Tenha o “mal” o sentido de mau, maligno, dano, malfeitor, Satanás, etc, o certo é que Cristo nos preservará de sucumbir ao mal, de sermos destruídos por ele, enganados, feitos discípulos do mal, pois a nossa salvação foi planejada e executada de tal forma que somos preservados para ela, porque mediante a fé estamos guardados na virtude de Deus para a salvação, já prestes para se revelar no último tempo [1Pe 1.5]. Fomos reservados para o glorioso dia de Cristo, cuja missão foi a de nos salvar, mas também a de nos guardar completa e finalmente da condenação.

Portanto, a conclusão é: todas as orações de Cristo foram atendidas, confirmadas na palavra do próprio Senhor: "Pai, graças te dou, por me haveres ouvido. Eu bem sei que sempre me ouves, mas eu disse isto por causa da multidão que está em redor, para que creiam que tu me enviaste" [Jo 11.41-42]. Aqui o significado de ouvir não é apenas escutar, mas de ser atendido, ter a oração respondida, positivamente. Cristo estava à porta do sepulcro de Lázaro, o qual ressuscitaria como cumprimento da oração de Jesus. E tendo dito isto, clamou com grande voz: Lázaro sai para fora” [Jo 11.43].

E o defunto saiu.

Notas: [1] O fato do Senhor ser o Deus do impossível, e para Ele tudo ser possível, não quer dizer a realização daquilo que não estiver decretado eternamente. Isso implicaria na não-imutabilidade divina, na não-perfeição, na não-santidade, sugerindo que Deus é passível de engano, visto ser necessário corrigir seus planos e adequá-los aos acontecimentos no decorrer da história.
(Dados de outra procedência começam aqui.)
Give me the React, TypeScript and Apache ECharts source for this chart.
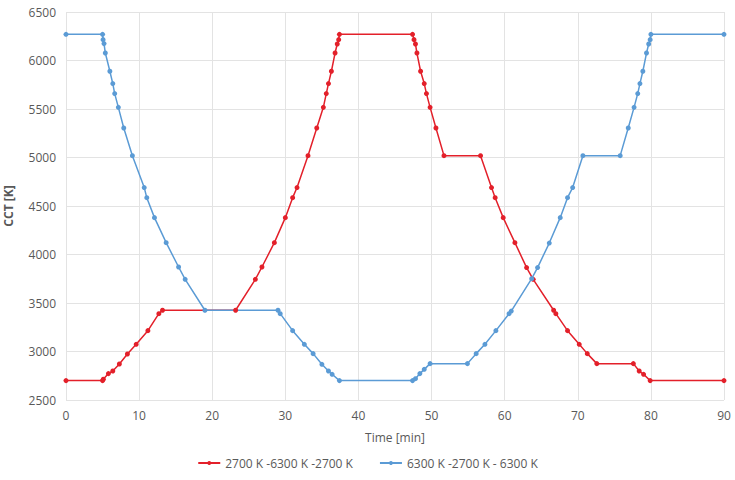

E esse, como sempre digo, não é Deus, mas um "deusinho chulé", feito à imagem e semelhança do homem imperfeito e volúvel.

[2] Desenvolvi o texto a partir da preciosa pergunta do irmão Natan de Oliveira, no post anterior: “Como você explica a oração de Jesus ‘Senhor perdoa-os porque não sabem o que fazem...’?”. E por nunca ter considerado a questão, decidi refleti-la aqui detalhadamente, mesmo eu e o Natan termos iniciado o debate na seção comentários, já citada.
[3] Teologia Sistemática, de Franklin Ferreira e Alan Myatt, Editora Vida Nova, página 489, citando Mark Noll.